Figure scripts
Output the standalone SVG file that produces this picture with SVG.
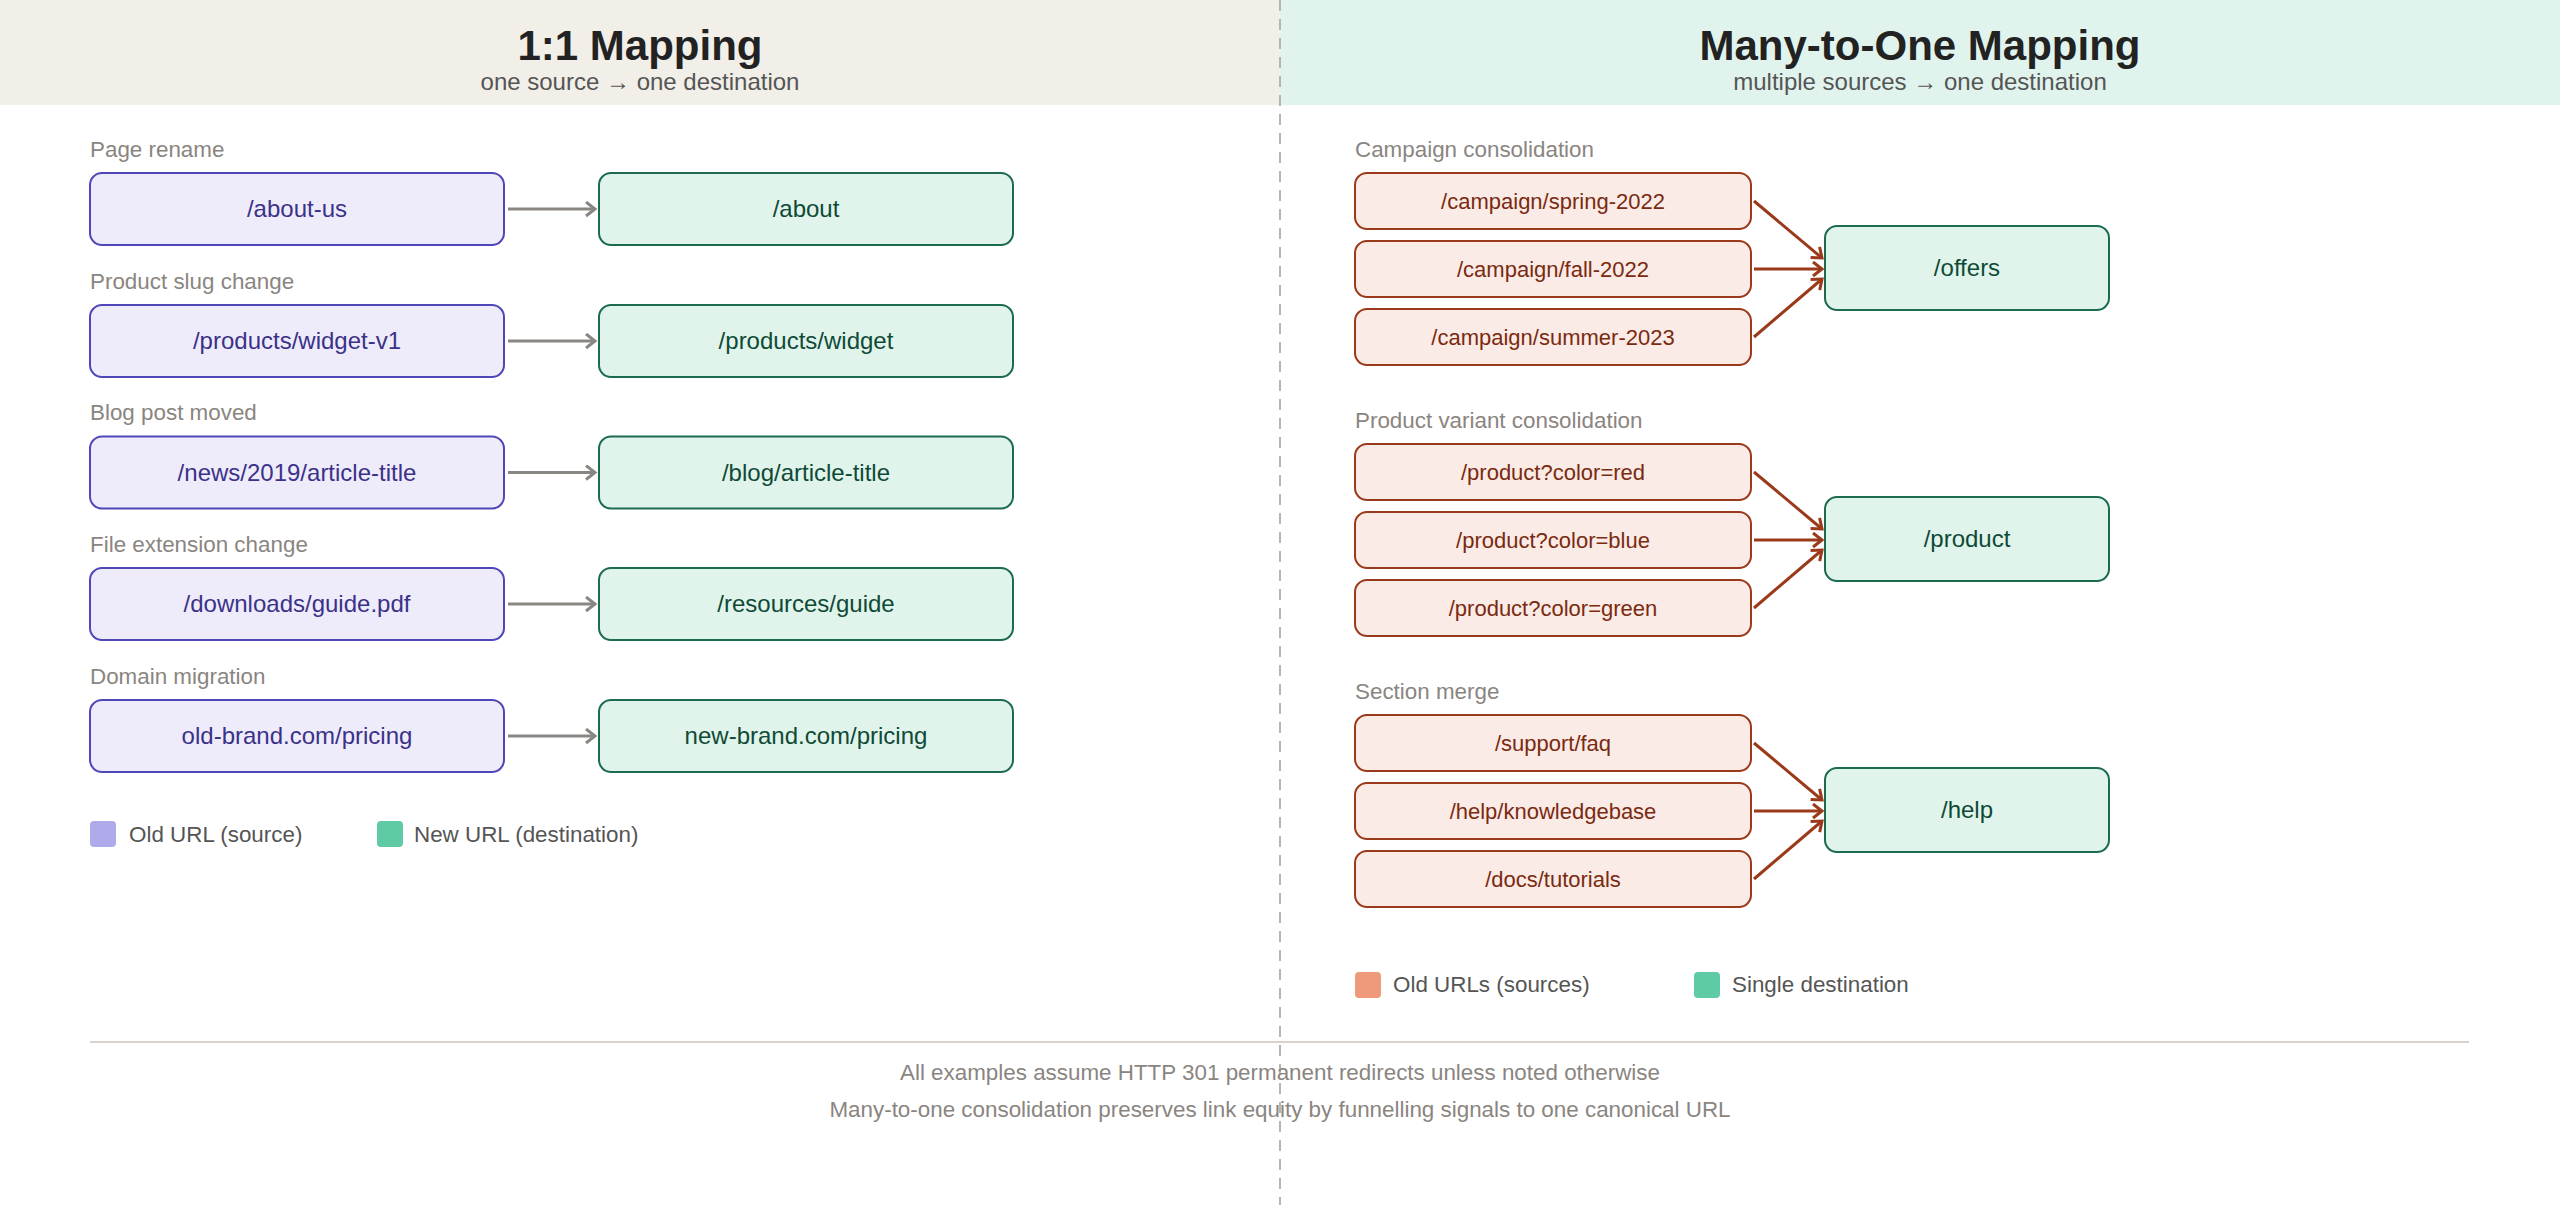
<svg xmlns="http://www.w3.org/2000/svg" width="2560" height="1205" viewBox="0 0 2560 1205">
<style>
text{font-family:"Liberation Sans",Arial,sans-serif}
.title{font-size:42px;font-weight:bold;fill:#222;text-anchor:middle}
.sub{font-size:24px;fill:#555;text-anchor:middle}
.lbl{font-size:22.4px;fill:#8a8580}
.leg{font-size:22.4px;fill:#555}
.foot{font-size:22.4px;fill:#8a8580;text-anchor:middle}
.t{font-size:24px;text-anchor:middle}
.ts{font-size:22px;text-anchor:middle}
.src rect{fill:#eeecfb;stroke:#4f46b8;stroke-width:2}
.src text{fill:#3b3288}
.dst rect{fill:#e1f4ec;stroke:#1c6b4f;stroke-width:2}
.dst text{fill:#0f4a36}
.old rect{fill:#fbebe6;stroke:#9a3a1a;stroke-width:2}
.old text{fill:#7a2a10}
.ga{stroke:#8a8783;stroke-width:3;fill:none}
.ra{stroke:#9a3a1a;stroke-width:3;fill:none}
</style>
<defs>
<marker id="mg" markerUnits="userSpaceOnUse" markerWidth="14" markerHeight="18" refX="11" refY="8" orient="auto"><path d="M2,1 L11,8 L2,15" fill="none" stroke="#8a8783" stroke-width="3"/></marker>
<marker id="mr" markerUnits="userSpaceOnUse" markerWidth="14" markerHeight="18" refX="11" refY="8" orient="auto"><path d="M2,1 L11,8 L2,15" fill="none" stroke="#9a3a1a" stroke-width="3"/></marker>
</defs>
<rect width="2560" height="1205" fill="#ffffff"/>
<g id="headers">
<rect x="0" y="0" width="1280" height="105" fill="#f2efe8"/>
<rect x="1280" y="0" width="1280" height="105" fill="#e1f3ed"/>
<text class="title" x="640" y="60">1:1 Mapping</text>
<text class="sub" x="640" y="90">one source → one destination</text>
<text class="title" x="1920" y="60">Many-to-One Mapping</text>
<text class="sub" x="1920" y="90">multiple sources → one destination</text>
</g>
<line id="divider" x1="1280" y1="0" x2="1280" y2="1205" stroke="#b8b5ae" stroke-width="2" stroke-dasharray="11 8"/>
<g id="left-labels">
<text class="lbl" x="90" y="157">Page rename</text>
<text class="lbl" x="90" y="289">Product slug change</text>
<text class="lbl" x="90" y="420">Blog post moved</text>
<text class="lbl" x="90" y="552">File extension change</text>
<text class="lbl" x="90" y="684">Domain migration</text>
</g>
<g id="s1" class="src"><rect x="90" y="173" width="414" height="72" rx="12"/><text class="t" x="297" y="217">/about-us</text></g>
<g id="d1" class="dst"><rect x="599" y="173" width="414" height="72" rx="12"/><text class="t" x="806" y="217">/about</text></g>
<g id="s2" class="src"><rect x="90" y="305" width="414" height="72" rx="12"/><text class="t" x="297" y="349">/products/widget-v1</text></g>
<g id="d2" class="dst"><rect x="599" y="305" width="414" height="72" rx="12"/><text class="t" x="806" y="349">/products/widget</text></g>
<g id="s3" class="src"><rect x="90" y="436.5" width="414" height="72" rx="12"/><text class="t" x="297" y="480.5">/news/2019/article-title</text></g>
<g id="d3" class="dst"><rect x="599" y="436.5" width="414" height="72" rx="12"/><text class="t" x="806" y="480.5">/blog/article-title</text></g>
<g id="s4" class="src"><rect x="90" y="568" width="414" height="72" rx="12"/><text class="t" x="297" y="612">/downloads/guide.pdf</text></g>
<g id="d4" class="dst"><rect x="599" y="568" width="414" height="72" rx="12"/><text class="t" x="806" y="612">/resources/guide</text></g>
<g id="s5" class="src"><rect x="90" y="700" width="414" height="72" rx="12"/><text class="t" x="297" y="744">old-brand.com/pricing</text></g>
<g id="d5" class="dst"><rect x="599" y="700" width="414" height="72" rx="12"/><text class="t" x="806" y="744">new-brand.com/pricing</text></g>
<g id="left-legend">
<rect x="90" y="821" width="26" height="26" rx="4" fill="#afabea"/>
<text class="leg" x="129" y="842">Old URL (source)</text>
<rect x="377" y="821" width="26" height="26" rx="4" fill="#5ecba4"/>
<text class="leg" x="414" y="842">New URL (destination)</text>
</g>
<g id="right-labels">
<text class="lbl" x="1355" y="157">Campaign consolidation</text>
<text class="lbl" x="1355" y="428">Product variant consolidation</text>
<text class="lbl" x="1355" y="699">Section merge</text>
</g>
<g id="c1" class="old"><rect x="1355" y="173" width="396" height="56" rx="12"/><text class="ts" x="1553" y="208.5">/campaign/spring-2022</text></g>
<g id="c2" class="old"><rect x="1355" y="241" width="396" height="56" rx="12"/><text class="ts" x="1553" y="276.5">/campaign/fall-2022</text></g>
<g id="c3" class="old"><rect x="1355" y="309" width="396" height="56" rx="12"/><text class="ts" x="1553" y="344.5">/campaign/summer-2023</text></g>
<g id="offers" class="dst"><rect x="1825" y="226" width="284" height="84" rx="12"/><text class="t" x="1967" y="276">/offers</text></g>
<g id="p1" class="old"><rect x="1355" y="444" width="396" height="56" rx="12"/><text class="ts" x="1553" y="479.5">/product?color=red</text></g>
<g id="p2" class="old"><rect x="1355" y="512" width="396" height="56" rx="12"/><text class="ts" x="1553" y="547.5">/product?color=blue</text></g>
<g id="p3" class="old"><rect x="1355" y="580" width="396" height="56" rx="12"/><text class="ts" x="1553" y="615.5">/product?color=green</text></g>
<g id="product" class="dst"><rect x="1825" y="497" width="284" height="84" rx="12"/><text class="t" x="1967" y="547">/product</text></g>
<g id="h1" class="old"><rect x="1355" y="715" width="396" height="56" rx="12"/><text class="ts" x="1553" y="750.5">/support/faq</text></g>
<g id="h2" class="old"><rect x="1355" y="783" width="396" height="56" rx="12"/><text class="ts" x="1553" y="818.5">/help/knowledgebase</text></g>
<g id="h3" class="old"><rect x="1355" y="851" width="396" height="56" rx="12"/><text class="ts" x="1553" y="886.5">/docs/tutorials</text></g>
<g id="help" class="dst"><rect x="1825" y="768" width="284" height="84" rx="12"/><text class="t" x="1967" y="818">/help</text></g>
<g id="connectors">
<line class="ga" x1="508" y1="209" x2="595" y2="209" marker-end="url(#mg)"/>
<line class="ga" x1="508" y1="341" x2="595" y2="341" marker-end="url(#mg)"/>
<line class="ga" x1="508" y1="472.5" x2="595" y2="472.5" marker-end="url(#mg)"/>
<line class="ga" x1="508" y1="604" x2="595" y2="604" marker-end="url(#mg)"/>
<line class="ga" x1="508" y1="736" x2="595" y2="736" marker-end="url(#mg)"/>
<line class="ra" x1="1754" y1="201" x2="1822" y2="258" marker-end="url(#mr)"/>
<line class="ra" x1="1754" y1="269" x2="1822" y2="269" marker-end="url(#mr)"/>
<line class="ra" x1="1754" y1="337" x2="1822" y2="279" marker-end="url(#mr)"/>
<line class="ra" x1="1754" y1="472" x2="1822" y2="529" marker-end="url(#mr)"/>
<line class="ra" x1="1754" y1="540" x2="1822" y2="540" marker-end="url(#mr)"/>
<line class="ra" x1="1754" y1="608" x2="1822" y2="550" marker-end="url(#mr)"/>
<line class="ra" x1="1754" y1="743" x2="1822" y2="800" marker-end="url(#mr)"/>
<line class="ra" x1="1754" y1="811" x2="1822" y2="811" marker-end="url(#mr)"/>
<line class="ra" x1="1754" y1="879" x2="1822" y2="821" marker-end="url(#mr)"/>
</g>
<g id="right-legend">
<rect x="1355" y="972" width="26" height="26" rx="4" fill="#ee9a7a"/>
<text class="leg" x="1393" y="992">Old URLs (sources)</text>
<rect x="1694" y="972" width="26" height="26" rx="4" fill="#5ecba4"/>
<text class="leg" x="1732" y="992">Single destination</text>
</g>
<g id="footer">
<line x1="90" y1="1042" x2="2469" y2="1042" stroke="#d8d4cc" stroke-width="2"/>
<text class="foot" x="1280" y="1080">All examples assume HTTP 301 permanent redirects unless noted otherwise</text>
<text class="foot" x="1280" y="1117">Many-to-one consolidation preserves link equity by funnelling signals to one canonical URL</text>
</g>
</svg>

--

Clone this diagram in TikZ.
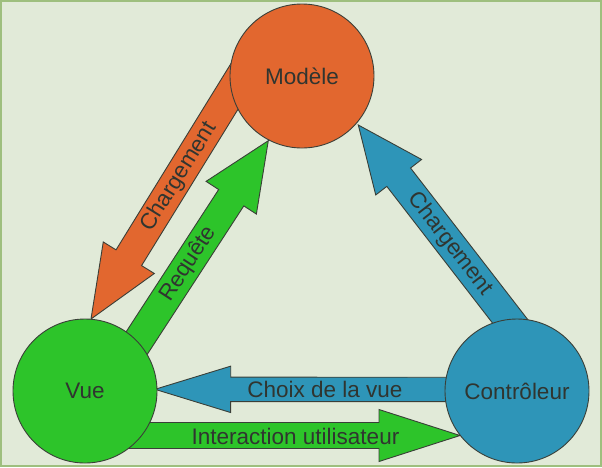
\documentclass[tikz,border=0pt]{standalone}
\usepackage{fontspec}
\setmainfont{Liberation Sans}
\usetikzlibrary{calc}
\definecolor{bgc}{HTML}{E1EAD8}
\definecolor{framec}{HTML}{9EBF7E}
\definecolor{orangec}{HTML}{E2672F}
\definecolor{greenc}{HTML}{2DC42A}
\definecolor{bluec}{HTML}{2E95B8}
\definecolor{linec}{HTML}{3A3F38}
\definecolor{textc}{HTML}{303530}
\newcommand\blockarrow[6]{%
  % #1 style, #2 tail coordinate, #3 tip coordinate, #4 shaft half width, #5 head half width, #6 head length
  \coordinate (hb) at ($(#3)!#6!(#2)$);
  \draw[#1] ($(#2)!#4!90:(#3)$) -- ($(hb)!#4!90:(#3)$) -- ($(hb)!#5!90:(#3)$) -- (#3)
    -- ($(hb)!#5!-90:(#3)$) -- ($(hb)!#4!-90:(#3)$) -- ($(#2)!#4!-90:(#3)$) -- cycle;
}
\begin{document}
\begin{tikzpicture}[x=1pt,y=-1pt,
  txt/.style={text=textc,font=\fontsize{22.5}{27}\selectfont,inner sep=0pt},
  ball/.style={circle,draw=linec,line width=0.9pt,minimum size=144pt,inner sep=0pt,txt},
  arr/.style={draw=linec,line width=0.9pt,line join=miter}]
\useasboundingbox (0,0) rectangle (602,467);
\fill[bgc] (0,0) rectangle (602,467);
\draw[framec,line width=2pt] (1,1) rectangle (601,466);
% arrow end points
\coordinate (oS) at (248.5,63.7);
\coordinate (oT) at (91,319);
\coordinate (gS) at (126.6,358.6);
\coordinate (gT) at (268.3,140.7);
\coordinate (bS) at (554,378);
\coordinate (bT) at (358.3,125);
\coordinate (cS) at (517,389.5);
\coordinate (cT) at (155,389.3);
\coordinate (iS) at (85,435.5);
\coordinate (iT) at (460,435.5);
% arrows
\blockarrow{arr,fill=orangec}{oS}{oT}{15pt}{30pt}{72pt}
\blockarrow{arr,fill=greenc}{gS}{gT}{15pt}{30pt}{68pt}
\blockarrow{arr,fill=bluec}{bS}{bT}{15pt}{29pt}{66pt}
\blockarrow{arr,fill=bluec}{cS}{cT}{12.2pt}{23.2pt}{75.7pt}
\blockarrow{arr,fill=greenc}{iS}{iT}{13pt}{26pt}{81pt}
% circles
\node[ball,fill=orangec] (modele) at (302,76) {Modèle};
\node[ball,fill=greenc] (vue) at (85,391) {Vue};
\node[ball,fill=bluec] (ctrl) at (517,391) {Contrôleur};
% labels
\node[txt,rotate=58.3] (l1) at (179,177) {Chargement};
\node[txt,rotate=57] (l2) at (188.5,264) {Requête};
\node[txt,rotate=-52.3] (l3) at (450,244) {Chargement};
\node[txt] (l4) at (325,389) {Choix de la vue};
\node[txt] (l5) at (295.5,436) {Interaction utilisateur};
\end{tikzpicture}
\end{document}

→ **TASK DETAILS**
Find how many of the lines above have the word "this" in them. State only that number.

→ **SOLUTION**
2